Set task: Repeat each line of the material below exactly as it appears, minus any pictures.
---------- Input for this task
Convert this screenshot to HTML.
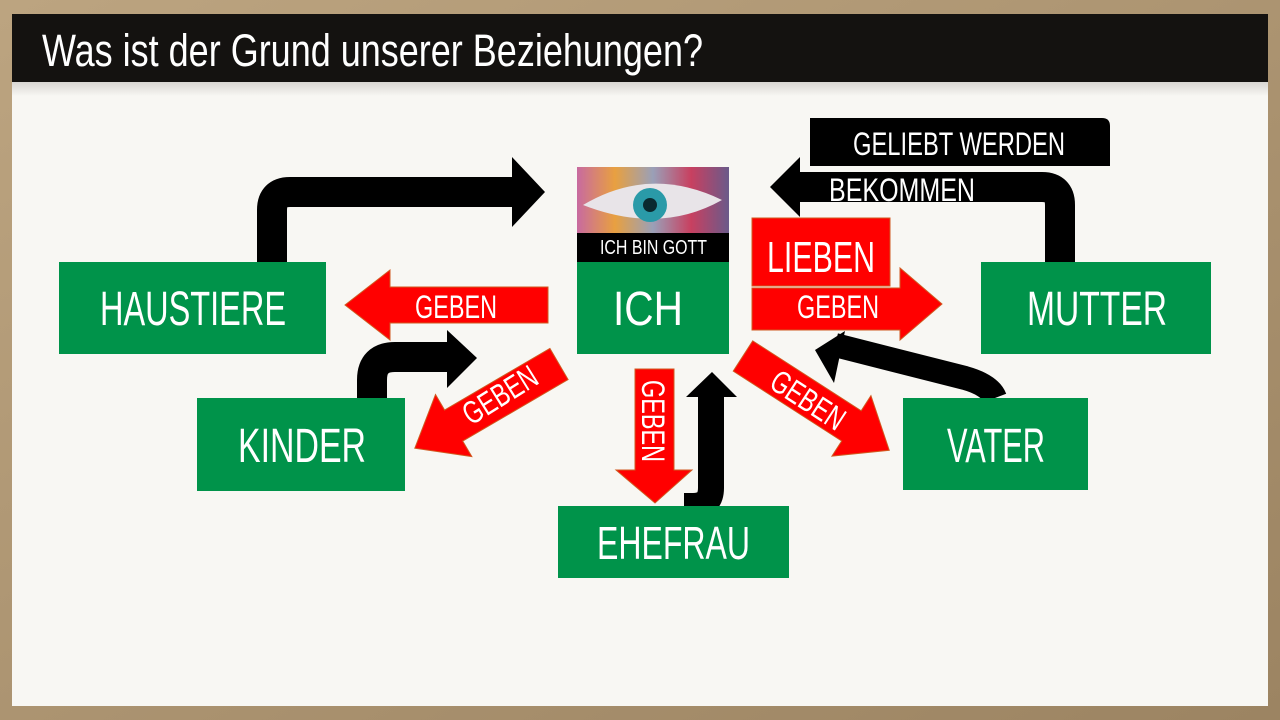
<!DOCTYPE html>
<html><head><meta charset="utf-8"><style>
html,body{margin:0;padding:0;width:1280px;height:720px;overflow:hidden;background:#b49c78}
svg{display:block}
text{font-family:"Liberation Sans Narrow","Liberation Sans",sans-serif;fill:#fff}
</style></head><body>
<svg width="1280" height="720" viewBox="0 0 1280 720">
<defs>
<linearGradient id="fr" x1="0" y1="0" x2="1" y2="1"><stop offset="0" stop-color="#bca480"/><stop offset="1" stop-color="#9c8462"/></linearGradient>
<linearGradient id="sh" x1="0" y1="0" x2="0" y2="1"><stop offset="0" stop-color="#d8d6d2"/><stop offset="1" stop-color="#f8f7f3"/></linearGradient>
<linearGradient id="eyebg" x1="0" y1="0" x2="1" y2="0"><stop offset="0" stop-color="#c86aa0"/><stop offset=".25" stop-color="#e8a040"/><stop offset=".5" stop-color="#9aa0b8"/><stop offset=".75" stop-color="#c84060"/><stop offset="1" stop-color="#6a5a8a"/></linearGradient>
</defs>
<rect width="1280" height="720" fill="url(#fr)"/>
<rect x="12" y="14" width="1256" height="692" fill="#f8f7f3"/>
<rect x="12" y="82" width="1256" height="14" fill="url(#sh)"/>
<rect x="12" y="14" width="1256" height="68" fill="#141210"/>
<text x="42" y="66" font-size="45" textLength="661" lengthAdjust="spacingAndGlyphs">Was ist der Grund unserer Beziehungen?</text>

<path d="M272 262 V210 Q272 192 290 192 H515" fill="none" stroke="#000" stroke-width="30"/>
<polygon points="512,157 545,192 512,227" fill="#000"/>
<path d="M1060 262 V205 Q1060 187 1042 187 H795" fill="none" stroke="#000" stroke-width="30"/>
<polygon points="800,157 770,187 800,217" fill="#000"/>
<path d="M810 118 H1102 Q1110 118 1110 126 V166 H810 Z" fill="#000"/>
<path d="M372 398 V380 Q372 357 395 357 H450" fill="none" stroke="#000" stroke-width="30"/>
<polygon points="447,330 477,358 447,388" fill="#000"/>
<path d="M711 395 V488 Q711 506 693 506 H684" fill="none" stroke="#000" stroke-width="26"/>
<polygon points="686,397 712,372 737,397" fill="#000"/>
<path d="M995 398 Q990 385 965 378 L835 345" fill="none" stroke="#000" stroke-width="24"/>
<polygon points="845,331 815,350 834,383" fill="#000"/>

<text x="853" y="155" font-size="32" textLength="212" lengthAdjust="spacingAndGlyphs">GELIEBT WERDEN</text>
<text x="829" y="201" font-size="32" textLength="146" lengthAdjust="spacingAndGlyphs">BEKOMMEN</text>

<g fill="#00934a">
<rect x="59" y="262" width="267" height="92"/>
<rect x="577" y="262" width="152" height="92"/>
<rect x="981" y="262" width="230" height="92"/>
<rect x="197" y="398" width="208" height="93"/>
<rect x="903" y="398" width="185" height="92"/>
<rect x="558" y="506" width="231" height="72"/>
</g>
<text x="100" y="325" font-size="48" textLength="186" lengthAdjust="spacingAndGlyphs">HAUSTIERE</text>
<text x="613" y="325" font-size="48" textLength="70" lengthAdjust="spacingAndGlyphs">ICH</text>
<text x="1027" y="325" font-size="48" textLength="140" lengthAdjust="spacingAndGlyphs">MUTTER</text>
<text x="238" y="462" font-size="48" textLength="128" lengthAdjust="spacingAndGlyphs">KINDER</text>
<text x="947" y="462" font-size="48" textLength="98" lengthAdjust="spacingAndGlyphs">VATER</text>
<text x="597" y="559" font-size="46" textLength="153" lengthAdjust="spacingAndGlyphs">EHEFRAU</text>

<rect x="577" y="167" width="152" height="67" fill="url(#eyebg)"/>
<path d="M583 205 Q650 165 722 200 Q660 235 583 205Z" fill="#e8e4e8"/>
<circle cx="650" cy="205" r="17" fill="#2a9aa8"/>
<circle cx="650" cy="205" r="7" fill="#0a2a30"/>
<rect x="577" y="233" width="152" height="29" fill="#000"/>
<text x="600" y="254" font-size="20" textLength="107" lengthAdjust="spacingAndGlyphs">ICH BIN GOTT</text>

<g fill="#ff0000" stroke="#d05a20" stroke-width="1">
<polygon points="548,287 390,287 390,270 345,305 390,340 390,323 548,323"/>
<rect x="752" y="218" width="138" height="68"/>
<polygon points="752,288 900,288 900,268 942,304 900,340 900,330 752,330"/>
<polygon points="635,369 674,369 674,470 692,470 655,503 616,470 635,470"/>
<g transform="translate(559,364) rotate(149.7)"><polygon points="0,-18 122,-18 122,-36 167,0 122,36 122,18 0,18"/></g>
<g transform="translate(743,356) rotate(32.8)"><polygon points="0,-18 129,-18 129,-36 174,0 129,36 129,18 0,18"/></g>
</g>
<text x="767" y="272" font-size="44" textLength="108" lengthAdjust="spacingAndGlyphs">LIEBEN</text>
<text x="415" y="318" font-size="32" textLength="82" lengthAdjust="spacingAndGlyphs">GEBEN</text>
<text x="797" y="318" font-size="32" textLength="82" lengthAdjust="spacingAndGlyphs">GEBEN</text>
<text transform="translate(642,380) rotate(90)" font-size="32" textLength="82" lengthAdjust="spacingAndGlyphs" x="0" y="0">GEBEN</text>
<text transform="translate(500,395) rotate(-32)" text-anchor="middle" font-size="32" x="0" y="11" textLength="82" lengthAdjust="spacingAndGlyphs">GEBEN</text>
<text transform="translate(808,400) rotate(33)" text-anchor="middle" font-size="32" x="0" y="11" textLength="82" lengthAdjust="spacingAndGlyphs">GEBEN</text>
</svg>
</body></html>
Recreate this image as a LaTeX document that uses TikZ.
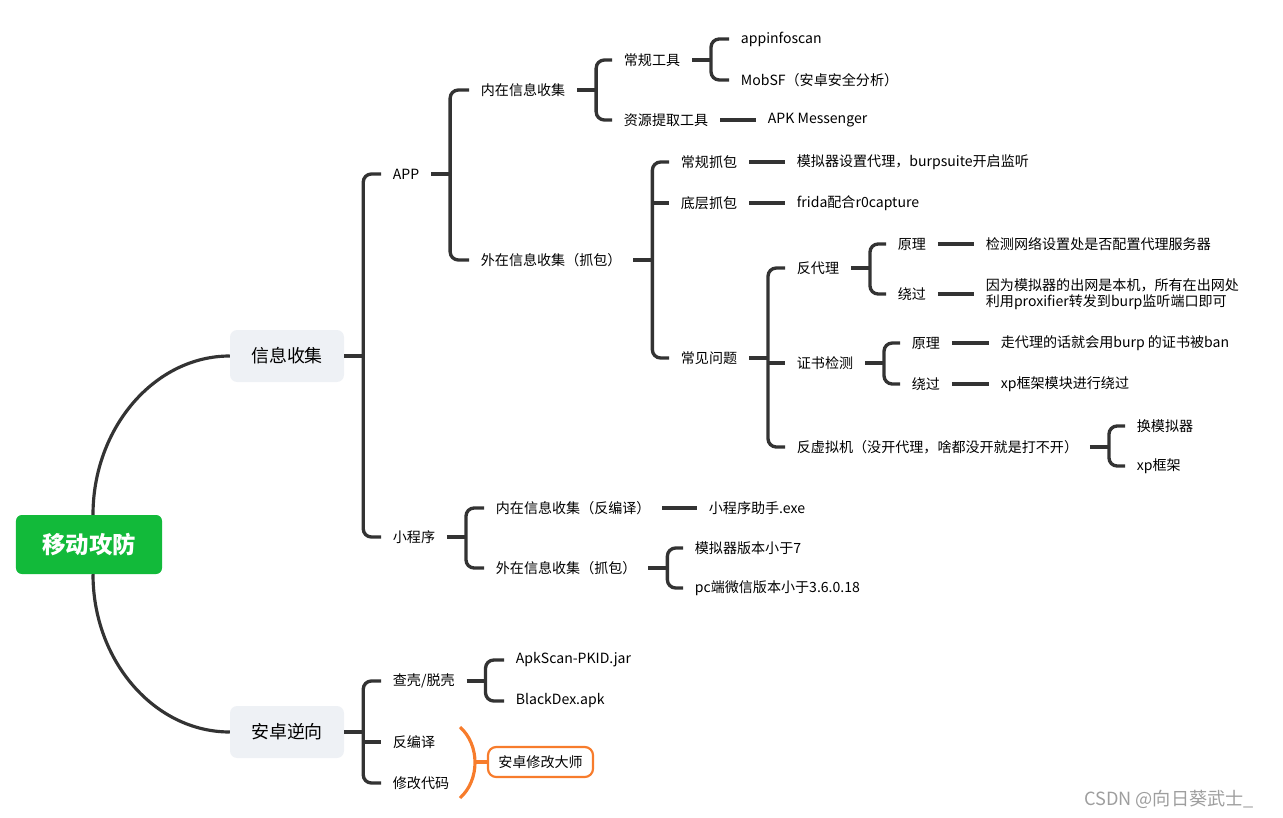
--------------------
Task solution:
Convert this screenshot to HTML.
<!DOCTYPE html>
<html><head><meta charset="utf-8"><style>
html,body{margin:0;padding:0;width:1280px;height:720px;overflow:hidden;background:#b49c78}
svg{display:block}
text{font-family:"Liberation Sans Narrow","Liberation Sans",sans-serif;fill:#fff}
</style></head><body>
<svg width="1280" height="720" viewBox="0 0 1280 720">
<defs>
<linearGradient id="fr" x1="0" y1="0" x2="1" y2="1"><stop offset="0" stop-color="#bca480"/><stop offset="1" stop-color="#9c8462"/></linearGradient>
<linearGradient id="sh" x1="0" y1="0" x2="0" y2="1"><stop offset="0" stop-color="#d8d6d2"/><stop offset="1" stop-color="#f8f7f3"/></linearGradient>
<linearGradient id="eyebg" x1="0" y1="0" x2="1" y2="0"><stop offset="0" stop-color="#c86aa0"/><stop offset=".25" stop-color="#e8a040"/><stop offset=".5" stop-color="#9aa0b8"/><stop offset=".75" stop-color="#c84060"/><stop offset="1" stop-color="#6a5a8a"/></linearGradient>
</defs>
<rect width="1280" height="720" fill="url(#fr)"/>
<rect x="12" y="14" width="1256" height="692" fill="#f8f7f3"/>
<rect x="12" y="82" width="1256" height="14" fill="url(#sh)"/>
<rect x="12" y="14" width="1256" height="68" fill="#141210"/>
<text x="42" y="66" font-size="45" textLength="661" lengthAdjust="spacingAndGlyphs">Was ist der Grund unserer Beziehungen?</text>

<path d="M272 262 V210 Q272 192 290 192 H515" fill="none" stroke="#000" stroke-width="30"/>
<polygon points="512,157 545,192 512,227" fill="#000"/>
<path d="M1060 262 V205 Q1060 187 1042 187 H795" fill="none" stroke="#000" stroke-width="30"/>
<polygon points="800,157 770,187 800,217" fill="#000"/>
<path d="M810 118 H1102 Q1110 118 1110 126 V166 H810 Z" fill="#000"/>
<path d="M372 398 V380 Q372 357 395 357 H450" fill="none" stroke="#000" stroke-width="30"/>
<polygon points="447,330 477,358 447,388" fill="#000"/>
<path d="M711 395 V488 Q711 506 693 506 H684" fill="none" stroke="#000" stroke-width="26"/>
<polygon points="686,397 712,372 737,397" fill="#000"/>
<path d="M995 398 Q990 385 965 378 L835 345" fill="none" stroke="#000" stroke-width="24"/>
<polygon points="845,331 815,350 834,383" fill="#000"/>

<text x="853" y="155" font-size="32" textLength="212" lengthAdjust="spacingAndGlyphs">GELIEBT WERDEN</text>
<text x="829" y="201" font-size="32" textLength="146" lengthAdjust="spacingAndGlyphs">BEKOMMEN</text>

<g fill="#00934a">
<rect x="59" y="262" width="267" height="92"/>
<rect x="577" y="262" width="152" height="92"/>
<rect x="981" y="262" width="230" height="92"/>
<rect x="197" y="398" width="208" height="93"/>
<rect x="903" y="398" width="185" height="92"/>
<rect x="558" y="506" width="231" height="72"/>
</g>
<text x="100" y="325" font-size="48" textLength="186" lengthAdjust="spacingAndGlyphs">HAUSTIERE</text>
<text x="613" y="325" font-size="48" textLength="70" lengthAdjust="spacingAndGlyphs">ICH</text>
<text x="1027" y="325" font-size="48" textLength="140" lengthAdjust="spacingAndGlyphs">MUTTER</text>
<text x="238" y="462" font-size="48" textLength="128" lengthAdjust="spacingAndGlyphs">KINDER</text>
<text x="947" y="462" font-size="48" textLength="98" lengthAdjust="spacingAndGlyphs">VATER</text>
<text x="597" y="559" font-size="46" textLength="153" lengthAdjust="spacingAndGlyphs">EHEFRAU</text>

<rect x="577" y="167" width="152" height="67" fill="url(#eyebg)"/>
<path d="M583 205 Q650 165 722 200 Q660 235 583 205Z" fill="#e8e4e8"/>
<circle cx="650" cy="205" r="17" fill="#2a9aa8"/>
<circle cx="650" cy="205" r="7" fill="#0a2a30"/>
<rect x="577" y="233" width="152" height="29" fill="#000"/>
<text x="600" y="254" font-size="20" textLength="107" lengthAdjust="spacingAndGlyphs">ICH BIN GOTT</text>

<g fill="#ff0000" stroke="#d05a20" stroke-width="1">
<polygon points="548,287 390,287 390,270 345,305 390,340 390,323 548,323"/>
<rect x="752" y="218" width="138" height="68"/>
<polygon points="752,288 900,288 900,268 942,304 900,340 900,330 752,330"/>
<polygon points="635,369 674,369 674,470 692,470 655,503 616,470 635,470"/>
<g transform="translate(559,364) rotate(149.7)"><polygon points="0,-18 122,-18 122,-36 167,0 122,36 122,18 0,18"/></g>
<g transform="translate(743,356) rotate(32.8)"><polygon points="0,-18 129,-18 129,-36 174,0 129,36 129,18 0,18"/></g>
</g>
<text x="767" y="272" font-size="44" textLength="108" lengthAdjust="spacingAndGlyphs">LIEBEN</text>
<text x="415" y="318" font-size="32" textLength="82" lengthAdjust="spacingAndGlyphs">GEBEN</text>
<text x="797" y="318" font-size="32" textLength="82" lengthAdjust="spacingAndGlyphs">GEBEN</text>
<text transform="translate(642,380) rotate(90)" font-size="32" textLength="82" lengthAdjust="spacingAndGlyphs" x="0" y="0">GEBEN</text>
<text transform="translate(500,395) rotate(-32)" text-anchor="middle" font-size="32" x="0" y="11" textLength="82" lengthAdjust="spacingAndGlyphs">GEBEN</text>
<text transform="translate(808,400) rotate(33)" text-anchor="middle" font-size="32" x="0" y="11" textLength="82" lengthAdjust="spacingAndGlyphs">GEBEN</text>
</svg>
</body></html>
Recreate this image as a LaTeX document that uses TikZ.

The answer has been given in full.